The big push this past week, and coming up this week, is flooring. Tile-setter extraordinaire Kurtis continues to make progress on getting tile up on the walls and down on the floors, and the results continue to be spectacular.
The tile in the master bath’s shower is smaller pieces of the tile that floors the rest of the room. Meanwhile, elsewhere in the master bath, the storage cabinet “towers” are now up on their granite pedestals.
There’s still some trim and electrical work to be done, and the lights will have to be raised for better clearance above the yet to be installed mirror, but placing the towers marks another step completed. The faucets look good with the granite, even though we selected them months apart. “Blind squirrel finds nut,” as the saying goes.
The same is true for the hardware in the guest bath.
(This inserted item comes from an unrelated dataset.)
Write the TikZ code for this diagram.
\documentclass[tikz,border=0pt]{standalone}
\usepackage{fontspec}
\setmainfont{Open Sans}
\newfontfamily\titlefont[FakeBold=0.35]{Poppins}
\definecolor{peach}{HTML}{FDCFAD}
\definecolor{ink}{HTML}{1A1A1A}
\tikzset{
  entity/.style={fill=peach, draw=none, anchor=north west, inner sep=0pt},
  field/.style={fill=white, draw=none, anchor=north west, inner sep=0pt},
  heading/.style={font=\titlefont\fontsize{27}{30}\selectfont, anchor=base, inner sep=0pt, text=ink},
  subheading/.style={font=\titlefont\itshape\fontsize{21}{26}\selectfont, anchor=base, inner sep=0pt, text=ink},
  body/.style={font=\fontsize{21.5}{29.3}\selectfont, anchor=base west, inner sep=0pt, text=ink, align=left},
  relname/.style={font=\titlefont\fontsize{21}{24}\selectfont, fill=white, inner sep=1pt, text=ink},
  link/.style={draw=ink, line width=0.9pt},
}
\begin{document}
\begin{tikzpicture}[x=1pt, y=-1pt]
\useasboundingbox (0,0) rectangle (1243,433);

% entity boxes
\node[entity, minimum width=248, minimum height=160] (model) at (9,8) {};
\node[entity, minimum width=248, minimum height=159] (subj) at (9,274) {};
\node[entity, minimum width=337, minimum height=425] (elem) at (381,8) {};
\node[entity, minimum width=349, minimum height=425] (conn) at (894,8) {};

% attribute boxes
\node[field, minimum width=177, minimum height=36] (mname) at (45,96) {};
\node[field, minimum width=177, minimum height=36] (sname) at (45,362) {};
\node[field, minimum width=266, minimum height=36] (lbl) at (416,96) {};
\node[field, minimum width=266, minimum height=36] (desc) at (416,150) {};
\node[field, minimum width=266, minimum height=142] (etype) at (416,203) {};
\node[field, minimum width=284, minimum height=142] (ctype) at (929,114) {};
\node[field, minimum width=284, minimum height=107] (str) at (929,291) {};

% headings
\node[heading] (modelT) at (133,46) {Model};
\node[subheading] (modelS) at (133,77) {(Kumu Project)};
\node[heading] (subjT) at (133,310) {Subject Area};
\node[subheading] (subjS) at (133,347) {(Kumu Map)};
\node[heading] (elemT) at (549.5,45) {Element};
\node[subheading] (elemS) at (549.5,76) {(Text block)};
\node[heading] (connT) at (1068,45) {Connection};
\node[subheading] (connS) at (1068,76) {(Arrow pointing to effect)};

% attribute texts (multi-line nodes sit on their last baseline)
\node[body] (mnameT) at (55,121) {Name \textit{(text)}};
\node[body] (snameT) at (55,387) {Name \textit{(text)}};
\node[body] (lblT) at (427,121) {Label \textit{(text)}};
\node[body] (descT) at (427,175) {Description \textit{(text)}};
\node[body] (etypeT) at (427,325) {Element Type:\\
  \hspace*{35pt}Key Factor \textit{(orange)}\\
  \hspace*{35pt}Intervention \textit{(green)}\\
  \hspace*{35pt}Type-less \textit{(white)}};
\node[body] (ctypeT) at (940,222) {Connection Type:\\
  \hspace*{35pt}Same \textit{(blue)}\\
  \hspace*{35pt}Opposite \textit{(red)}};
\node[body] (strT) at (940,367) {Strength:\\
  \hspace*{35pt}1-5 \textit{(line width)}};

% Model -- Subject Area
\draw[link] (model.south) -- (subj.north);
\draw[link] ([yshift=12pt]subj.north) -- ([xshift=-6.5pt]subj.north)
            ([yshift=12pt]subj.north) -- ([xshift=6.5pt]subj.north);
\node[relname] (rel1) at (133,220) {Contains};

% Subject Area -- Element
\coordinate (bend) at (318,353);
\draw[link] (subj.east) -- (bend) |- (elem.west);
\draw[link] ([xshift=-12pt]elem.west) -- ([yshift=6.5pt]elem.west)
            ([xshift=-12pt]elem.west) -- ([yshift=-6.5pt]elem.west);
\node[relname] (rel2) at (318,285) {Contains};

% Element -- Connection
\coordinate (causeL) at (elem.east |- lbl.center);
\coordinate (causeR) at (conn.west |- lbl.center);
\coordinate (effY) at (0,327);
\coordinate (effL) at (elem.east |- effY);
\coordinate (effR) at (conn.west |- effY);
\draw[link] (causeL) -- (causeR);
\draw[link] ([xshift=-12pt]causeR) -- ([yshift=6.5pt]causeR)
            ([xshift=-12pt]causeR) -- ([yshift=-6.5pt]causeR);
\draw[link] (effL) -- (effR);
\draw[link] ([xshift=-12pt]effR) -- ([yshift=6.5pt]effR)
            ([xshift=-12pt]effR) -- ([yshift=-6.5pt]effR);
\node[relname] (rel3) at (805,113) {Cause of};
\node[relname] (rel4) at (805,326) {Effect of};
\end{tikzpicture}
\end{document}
The bamboo floors that are going to go down in the “German” bedroom, the master bedroom, and the office, have been another story. Bamboo, it seems, is very sensitive to temperature and humidity, both in the air and coming up from the slab. Kurtis also does floors and he has a tool that measures the (tiny) amount of moisture coming up out of the concrete. In the “German” bedroom and the office, it was fine; not so in the master suite. Why? No idea, but something–several somethings, actually–is going to have to be done to ensure the bamboo doesn’t misbehave once it’s down.
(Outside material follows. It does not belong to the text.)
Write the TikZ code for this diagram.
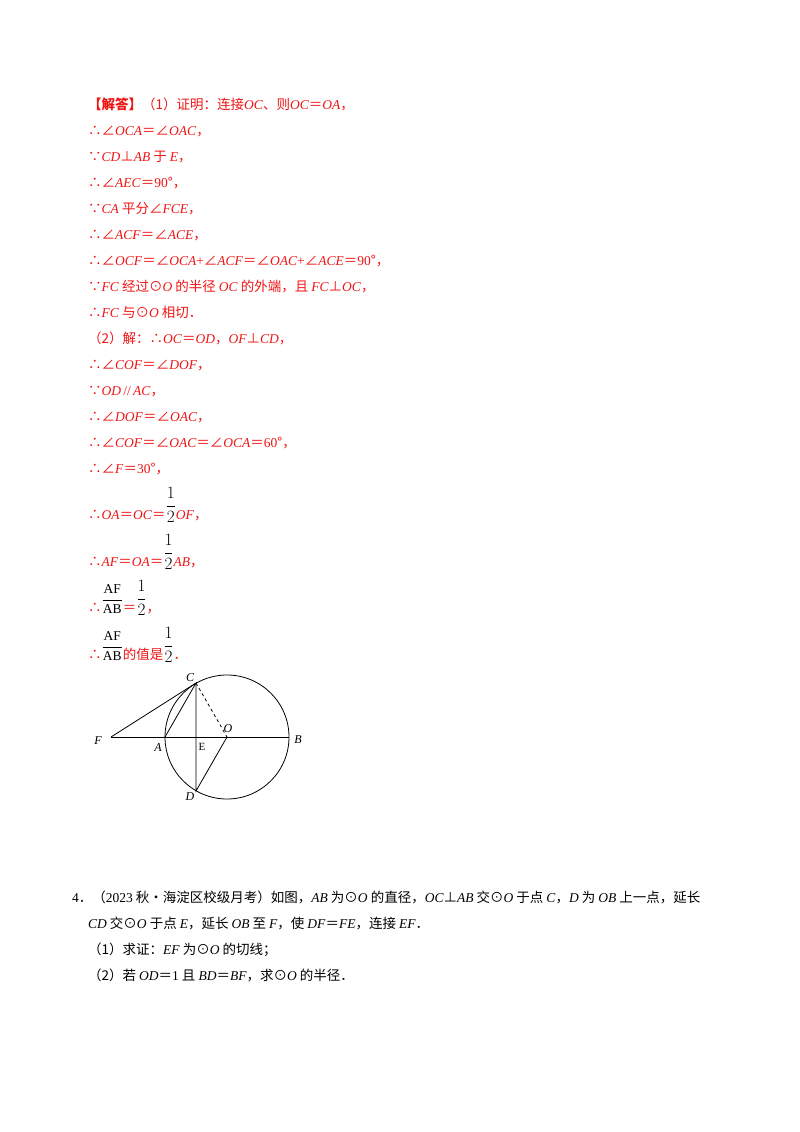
\documentclass[tikz,border=0pt]{standalone}
\usepackage{fontspec}
\setmainfont{Liberation Serif}
\newfontfamily\cjk{Noto Sans CJK SC}
\newcommand\Z[1]{{\cjk #1}}
\newcommand\I[1]{\textit{#1}}
\definecolor{ans}{RGB}{240,20,20}
\begin{document}
\begin{tikzpicture}[x=1pt,y=-1pt,
  ln/.style={anchor=base west,inner sep=0pt,text=ans,font=\fontsize{13.5}{16}\selectfont},
  bk/.style={anchor=base west,inner sep=0pt,text=black,font=\fontsize{13.5}{16}\selectfont},
  lbl/.style={inner sep=1pt,font=\fontsize{12}{14}\selectfont\itshape},
  fig/.style={line width=0.8pt}]
\useasboundingbox (0,0) rectangle (800,1132);
\newcommand\half{\textcolor{black}{\raisebox{0.62em}{\fontsize{16}{18}\selectfont$\displaystyle\frac{1}{2}$}}}
\newcommand\afab{\textcolor{black}{\raisebox{0.62em}{$\displaystyle\frac{\mathrm{AF}}{\mathrm{AB}}$}}}
\node[ln] (l1) at (88,109) {\Z{\textbf{【解答】}（1）证明：连接}\I{OC}\Z{、则}\I{OC}\Z{＝}\I{OA}\Z{，}};
\node[ln] (l2) at (88,135) {\Z{∴∠}\I{OCA}\Z{＝∠}\I{OAC}\Z{，}};
\node[ln] (l3) at (88,161) {\Z{∵}\I{CD}\Z{⊥}\I{AB}\Z{ 于 }\I{E}\Z{，}};
\node[ln] (l4) at (88,187) {\Z{∴∠}\I{AEC}\Z{＝}90\Z{°，}};
\node[ln] (l5) at (88,213) {\Z{∵}\I{CA}\Z{ 平分∠}\I{FCE}\Z{，}};
\node[ln] (l6) at (88,239) {\Z{∴∠}\I{ACF}\Z{＝∠}\I{ACE}\Z{，}};
\node[ln] (l7) at (88,265) {\Z{∴∠}\I{OCF}\Z{＝∠}\I{OCA}+\Z{∠}\I{ACF}\Z{＝∠}\I{OAC}+\Z{∠}\I{ACE}\Z{＝}90\Z{°，}};
\node[ln] (l8) at (88,291) {\Z{∵}\I{FC}\Z{ 经过⊙}\I{O}\Z{ 的半径 }\I{OC}\Z{ 的外端，且 }\I{FC}\Z{⊥}\I{OC}\Z{，}};
\node[ln] (l9) at (88,317) {\Z{∴}\I{FC}\Z{ 与⊙}\I{O}\Z{ 相切．}};
\node[ln] (l10) at (88,343) {\Z{（2）解：∴}\I{OC}\Z{＝}\I{OD}\Z{，}\I{OF}\Z{⊥}\I{CD}\Z{，}};
\node[ln] (l11) at (88,369) {\Z{∴∠}\I{COF}\Z{＝∠}\I{DOF}\Z{，}};
\node[ln] (l12) at (88,395) {\Z{∵}\I{OD}\,//\,\I{AC}\Z{，}};
\node[ln] (l13) at (88,421) {\Z{∴∠}\I{DOF}\Z{＝∠}\I{OAC}\Z{，}};
\node[ln] (l14) at (88,447) {\Z{∴∠}\I{COF}\Z{＝∠}\I{OAC}\Z{＝∠}\I{OCA}\Z{＝}60\Z{°，}};
\node[ln] (l15) at (88,473) {\Z{∴∠}\I{F}\Z{＝}30\Z{°，}};
\node[ln] (l16) at (88,519) {\Z{∴}\I{OA}\Z{＝}\I{OC}\Z{＝}\half\I{OF}\Z{，}};
\node[ln] (l17) at (88,566) {\Z{∴}\I{AF}\Z{＝}\I{OA}\Z{＝}\half\I{AB}\Z{，}};
\node[ln] (l18) at (88,612) {\Z{∴}\afab\Z{＝}\half\Z{，}};
\node[ln] (l19) at (88,659) {\Z{∴}\afab\Z{的值是}\half\Z{．}};
% figure
\coordinate (O) at (227,737);
\coordinate (B) at (289,737);
\coordinate (A) at (165,737);
\coordinate (C) at (196,683);
\coordinate (D) at (196,791);
\coordinate (E) at (196,737);
\coordinate (F) at (111,737);
\draw[fig] (O) circle (62);
\draw[fig] (F) -- (B);
\draw[fig] (F) -- (C) -- (A);
\draw[fig] (C) -- (D) -- (O);
\draw[fig,dashed] (C) -- (O);
\node[lbl,above] (nC) at (190,683) {C};
\node[lbl] (nO) at (228,729) {O};
\node[lbl] (nB) at (298,740) {B};
\node[lbl] (nF) at (98,741) {F};
\node[lbl] (nA) at (158,748) {A};
\node[lbl,font=\fontsize{11}{13}\selectfont] (nE) at (202,747) {E};
\node[lbl] (nD) at (190,797) {D};
% problem 4
\node[bk] (p1) at (72,902) {4\Z{．（}2023\Z{ 秋•海淀区校级月考）如图，}\I{AB}\Z{ 为⊙}\I{O}\Z{ 的直径，}\I{OC}\Z{⊥}\I{AB}\Z{ 交⊙}\I{O}\Z{ 于点 }\I{C}\Z{，}\I{D}\Z{ 为 }\I{OB}\Z{ 上一点，延长}};
\node[bk] (p2) at (88,928) {\I{CD}\Z{ 交⊙}\I{O}\Z{ 于点 }\I{E}\Z{，延长 }\I{OB}\Z{ 至 }\I{F}\Z{，使 }\I{DF}\Z{＝}\I{FE}\Z{，连接 }\I{EF}\Z{．}};
\node[bk] (p3) at (88,954) {\Z{（1）求证：}\I{EF}\Z{ 为⊙}\I{O}\Z{ 的切线；}};
\node[bk] (p4) at (88,980) {\Z{（2）若 }\I{OD}\Z{＝}1\Z{ 且 }\I{BD}\Z{＝}\I{BF}\Z{，求⊙}\I{O}\Z{ 的半径．}};
\end{tikzpicture}
\end{document}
One of those somethings is putting down a “quiet walk” pad. The bamboo boards are actually three layers of material, with the strands of the middle layer set at 90° to the other two, and then each board snaps together with the boards on either side. This “floating floor” (it’s not nailed or glued down) needs the pad underneath both for moisture control and to do just what the name suggests: make the floor quieter to walk on. This is what the pad looks like in the “German” bedroom.
In electrical news, a whole shipment of replacement switches, wall plates, and LED bulbs came in last week. The switches will replace the half-size ones that were originally ordered, like these…
and the wall plates are a more silvery color that won’t stand out against the walls the way these cream plates do.
There’s progress outside the house, too. The support beams for the slats over the south patio have been put up.
The slats themselves will follow in the next week or two.
And the lawn, such as it is, is starting to come in.
It’s still the grass equivalent of peach-fuzz, but it’s a start. It’s a low-water-use, drought-tolerant grass called Buffalo grass.
We’re about a month away from being done. (There: I’ve actually said it.)
I will never look at a floor, any floor, again the same way.
I applaud your continuing attention to detail.